以下は私の解釈なので、「こう思う人もいる」程度に軽く流して下さい。


「ライン」とはやはり死の世界の事だと思うんだけど、バスと共に生徒達が失踪した直後に、バスの運転手のリーゼントマンが服を脱ぎ捨て半狂乱のように叫びながら畑を駆け回っていましたよね。あれって今思うとあの時にラインを越えちゃった(越えた世界を見た)のかなと思ったんだけど、犯人が萩原聖人さんと東雲さんだとするならば、運転手はあの時ただ道路を走ってバスを追いかけていただけなので、死の淵を垣間見る機会は無かったと思う。


でも、あの人がラインへの運転手として再び現れ、しかも宗教団体のMr.2になっていた事を思うと、やはり人が行き着く世界を知っている人だと思うんだけど、謎解きを絡めている割にはその辺が曖昧だ。


第一話で、道路を横切るおばあちゃんがべろべろと舐めていたチュッパチャプスがマーブルだったのを見たオダギリジョーさんが「最初に出会う人でこの町がどんな町か大体わかる。あのおばあちゃんが舐めていたのはマーブル味。つまりこの町は2つの世界(価値観だったかな)が混ざり合う事なく存在している。」みたいな事を言っていたと思うんだけど、つまり、南熱海は死だけの町でもなく生だけの町でもなく、それが混在している町だという事なんですね。だからロープウェイの中に物語に関係ないオバケみたいな人がたまに乗っていたのか。そして、悲しい事にオダギリジョーさんと栗山千明さんの世界も同じではなかった。


意識不明状態の生徒が、別の次元では元気に過ごしている場面はすごく好きです。そこに姿を表した東雲さんが、それまでに見せなかったようなリラックスした笑顔を見せる場面も。あのゴーギャンの絵のタイトルを見て記憶を取り戻した東雲さんは、自分がここ(生の側)にいる人間じゃないと悟ったんですね。そして、天国への行き方も思い出した。ブルース・ウィリスのように。
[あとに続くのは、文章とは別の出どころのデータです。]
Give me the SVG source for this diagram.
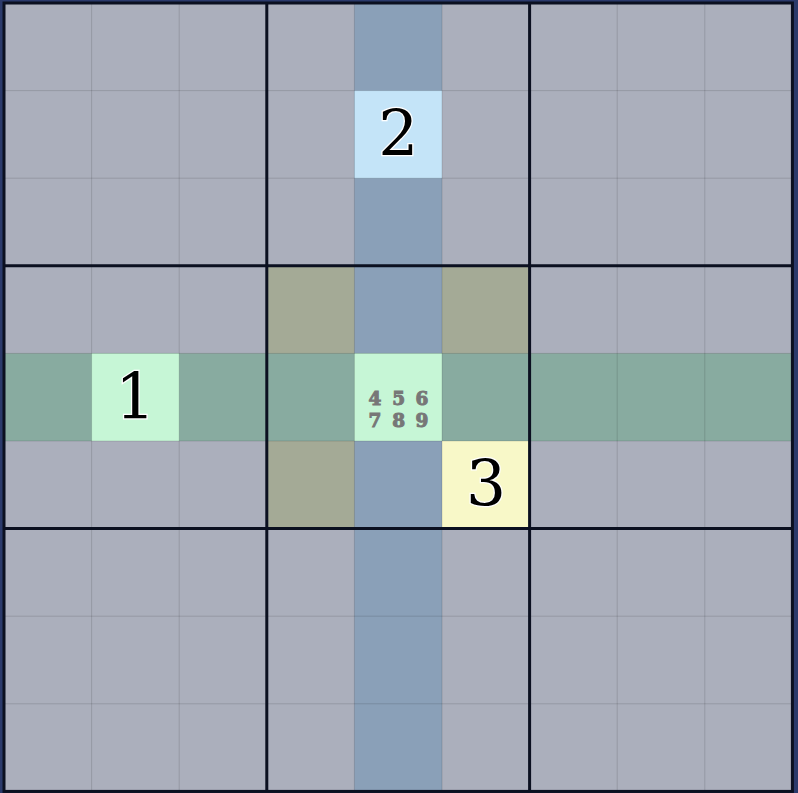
<svg xmlns="http://www.w3.org/2000/svg" width="798" height="793" viewBox="0 0 798 793">
<style>
.c{fill:#abafbc}
.col{fill:#8aa0b8}
.row{fill:#88aba0}
.box{fill:#a4aa96}
.thin{stroke:#000;stroke-opacity:0.13;stroke-width:1;fill:none}
.thick{stroke:#0b1020;stroke-width:3;fill:none}
.big{font-family:"DejaVu Serif","Liberation Serif",serif;font-size:63px;fill:#000;stroke:#fff;stroke-width:2.5;paint-order:stroke;text-anchor:middle}
.cand{font-family:"DejaVu Serif","Liberation Serif",serif;font-weight:bold;font-size:18.5px;fill:#777;stroke:#777;stroke-width:1;text-anchor:middle}
</style>
<rect x="0" y="0" width="798" height="793" fill="#2b3a6b"/>
<g id="cells">
<rect class="c" x="4" y="3" width="788.4" height="788.4"/>
<rect class="box" x="266.8" y="265.8" width="262.8" height="262.8"/>
<rect class="col" x="354.4" y="3" width="87.6" height="788.4"/>
<rect class="row" x="4" y="353.4" width="788.4" height="87.6"/>
</g>
<g id="cell-r2c5"><rect x="354.4" y="90.6" width="87.6" height="87.6" fill="#c4e4f8"/><text class="big" x="398.2" y="156">2</text></g>
<g id="cell-r5c2"><rect x="91.6" y="353.4" width="87.6" height="87.6" fill="#c6f6d6"/><text class="big" x="135.4" y="419">1</text></g>
<g id="cell-r6c6"><rect x="442" y="441" width="87.6" height="87.6" fill="#f8f8c8"/><text class="big" x="486" y="506">3</text></g>
<g id="cell-r5c5"><rect x="354.4" y="353.4" width="87.6" height="87.6" fill="#c6f6d6"/>
<text class="cand" x="375" y="404.5">4</text><text class="cand" x="398.7" y="404.5">5</text><text class="cand" x="422" y="404.5">6</text>
<text class="cand" x="375" y="427">7</text><text class="cand" x="398.7" y="427">8</text><text class="cand" x="422" y="427">9</text></g>
<g id="grid">
<path class="thin" d="M91.6 3V791.4M179.2 3V791.4M354.4 3V791.4M442 3V791.4M617.2 3V791.4M704.8 3V791.4M4 90.6H792.4M4 178.2H792.4M4 353.4H792.4M4 441H792.4M4 616.2H792.4M4 703.8H792.4"/>
<path class="thick" d="M266.8 3V791.4M529.6 3V791.4M4 265.8H792.4M4 528.6H792.4"/>
<rect class="thick" x="4" y="3" width="788.4" height="788.4"/>
</g>
</svg>
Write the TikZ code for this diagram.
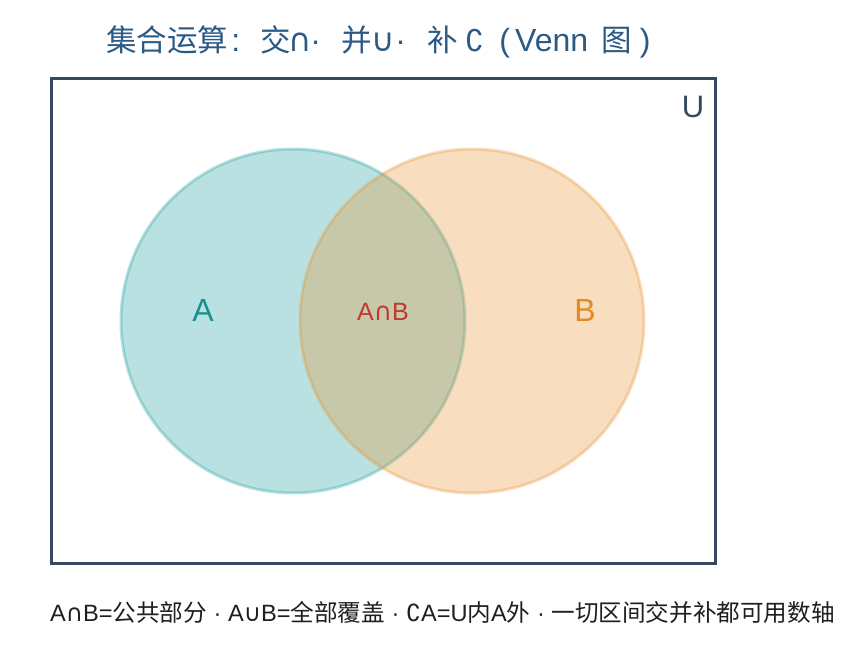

こういう結末ならば、銀粉蝶さん演じる占い師の設定のように、もっと死の世界にいる人達の行動をふわっとさせておけば良かったのに、宗教に入信している生徒達(つまり死の世界側の住人)がパソコン画面に向かって御祈りしていたり、頭上から植木鉢を落として試してみたり、生きている人間の取る行動みたいに三次元的だ。でも結局ラインを越える方法は曖昧でファンタジック。


2の謎とか、まだ答えのない部分はあるけれど、正直どうでもいいや。恐らく視聴率が良かったら最後の告知で「2はパート2(続編)の事でした!」って言いたかったんだろう(推測)。残念ながら、先週期待したように「終わりよければすべてよし」とは言えないドラマでした。


ちなみに『うぬぼれ刑事』はまだ見ていません。今から見ます。